Macapat dan Identitas
Achmad Fauzi ; Aktivis Multikulturalisme
|
TEMPO.CO, 22 November 2013
Macapat tengah mengalami lesu darah. Sebagai salah satu
kesenian tembang kekayaan tradisional, gairahnya terkubur arus modernisasi.
Anak muda dengan fondasi karakter budaya lokal yang rapuh tak lagi berminat
mewarisi estafet "kesakralan" budaya yang notabene muncul sebelum
datangnya Islam ini. Padahal tembang berbahasa Jawa ini banyak mengandung
pesan filosofi kearifan lokal yang penting diresapi dalam setiap metrumnya.
Khususnya oleh pejabat publik dalam bertutur dan melayani rakyatnya.
Misalnya, metrum pangkur yang berasal dari kata "mungkur"
(mundur), yang berarti mengendurkan gejolak hawa nafsu. Pangkur
dilambangkan manusia renta dengan sifat kebijaksanaan, keteladanan, dan
tutur santun.
Saat ini pejabat publik tengah teperdaya
oleh nafsu serakah. Semangat untuk korupsi tak pernah padam meski hukum
siap menjerat. Kemaruk di kalangan elite ini seharusnya bisa dikendalikan,
jika mereka menyadari bahwa hidup di dunia hanyalah persinggahan sementara
untuk melengkapi bekal di akhirat. Tumpukan harta dan kemilau jabatan
apalah artinya jika tak bisa dibawa ketika manusia berubah menjadi sebujur
bangkai. Hanya nama harum yang menjadi kenangan sejarah di dunia dan amal
yang diperhitungkan di akhirat. Betapa kayanya nilai filosofis yang
tersimpan dalam khazanah macapat. Macapat dalam perkembangannya menjadi
instrumen kebudayaan dalam melakukan kritik dan perlawanan, khususnya
kepada penguasa.
Seharusnya filosofi macapat ini digunakan
para elite dalam mengurus negara. Sejak Indonesia dilahirkan oleh para
bapak bangsa, stigma negeri salah urus harus diperangi dengan mengembangkan
dan mengelola jagat kekayaan untuk kemakmuran bersama. Jangan sampai bumi,
air, dan kekayaan alam hanya dikuasai oleh oligarki politik yang serakah.

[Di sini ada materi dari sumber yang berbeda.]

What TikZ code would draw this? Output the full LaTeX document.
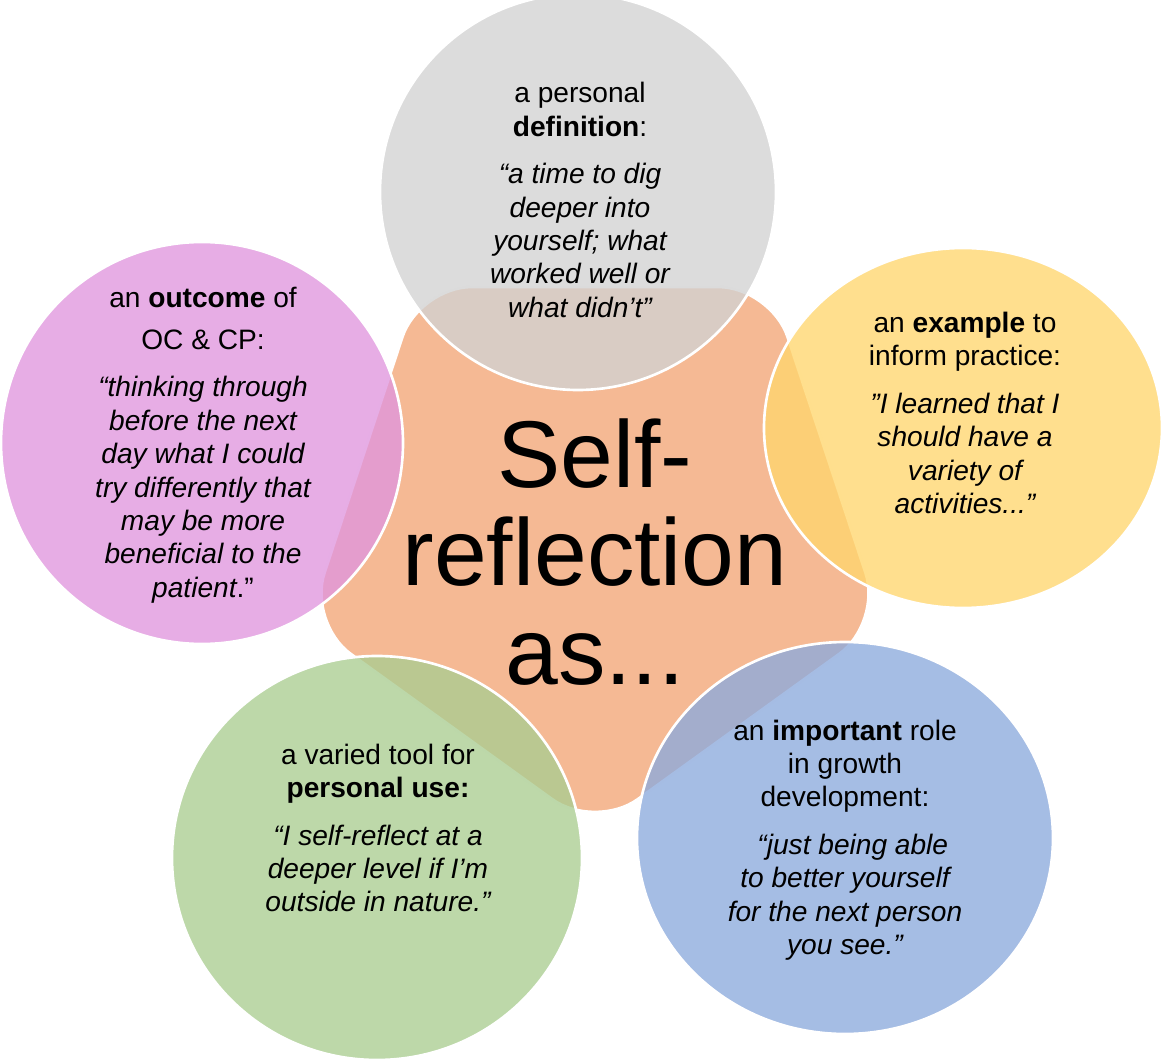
\documentclass[tikz,border=0pt]{standalone}
\usepackage{fontspec}
\setmainfont{Liberation Sans}
\definecolor{coreorange}{RGB}{245,185,148}
\definecolor{defgray}{RGB}{210,210,210}
\definecolor{outpink}{RGB}{224,150,222}
\definecolor{exyellow}{RGB}{255,214,110}
\definecolor{usegreen}{RGB}{170,205,145}
\definecolor{roleblue}{RGB}{140,170,220}
\tikzset{
  bubble/.style={draw=white, line width=1.5pt, fill opacity=0.78},
  quote/.style={align=center, font=\fontsize{16}{19}\selectfont, inner sep=0pt}
}
\begin{document}
\begin{tikzpicture}[x=0.02cm, y=-0.02cm]
    \useasboundingbox (0,0) rectangle (1164,1064);

    % Central pentagon
    \fill[coreorange, draw=white, line width=1.5pt, rounded corners=30pt]
        (595,830) -- (882,623) -- (771,287) -- (419,287) -- (308,623) -- cycle;

    % Surrounding bubbles
    \fill[defgray, bubble] (578,192) circle (198);
    \fill[outpink, bubble] (202,443) circle (201);
    \fill[exyellow, bubble] (963,428) ellipse (199 and 180);
    \fill[usegreen, bubble] (377,858) ellipse (205 and 202);
    \fill[roleblue, bubble] (845,838) ellipse (208 and 196);

    % Texts
    \node[align=center, font=\fontsize{54}{56}\selectfont, inner sep=0pt] (title) at (595,552)
        {Self-\\reflection\\as...};
    \node[quote] (def) at (580,200) {a personal\\\textbf{definition}:\\[8pt]
        \itshape “a time to dig\\\itshape deeper into\\\itshape yourself; what\\\itshape worked well or\\\itshape what didn’t”};
    \node[quote] (out) at (203,445) {an \textbf{outcome} of\\[5pt] OC \& CP:\\[8pt]
        \itshape “thinking through\\\itshape before the next\\\itshape day what I could\\\itshape try differently that\\\itshape may be more\\\itshape beneficial to the\\\itshape patient\upshape.”};
    \node[quote] (ex) at (965,413) {an \textbf{example} to\\inform practice:\\[8pt]
        \itshape "I learned that I\\\itshape should have a\\\itshape variety of\\\itshape activities..."};
    \node[quote] (use) at (378,828) {a varied tool for\\\textbf{personal use:}\\[8pt]
        \itshape “I self-reflect at a\\\itshape deeper level if I’m\\\itshape outside in nature."};
    \node[quote] (role) at (845,840) {an \textbf{important} role\\in growth\\development:\\[8pt]
        \itshape \ \ “just being able\\\itshape to better yourself\\\itshape for the next person\\\itshape you see.”};
\end{tikzpicture}
\end{document}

Itulah alasan kesenian macapat harus
dilestarikan. Supaya jembatan budaya macapat yang menghubungkan generasi
tua kepada generasi muda tidak terputus. Dunia tanpa batas dan perkembangan
teknologi yang semakin pesat kerap membuat kepedulian anak muda terhadap
kebudayaan macapat berkurang. Mereka mulai kesulitan mengenal akar
budayanya sendiri.
Tradisi, tarian, serta musik daerah yang
notabene menjadi sumber pembentuk identitas bangsa semakin asing. Realita
ini sangat berpengaruh bagi tatanan kehidupan dan pembentukan kebudayaan
secara keseluruhan. Tanpa peran anak muda, masa depan budaya macapat
menjadi suram. Karena itu, jangan sampai anak muda teperdaya oleh pengaruh
budaya luar yang sering kali meruntuhkan seluruh budaya lokal yang ada.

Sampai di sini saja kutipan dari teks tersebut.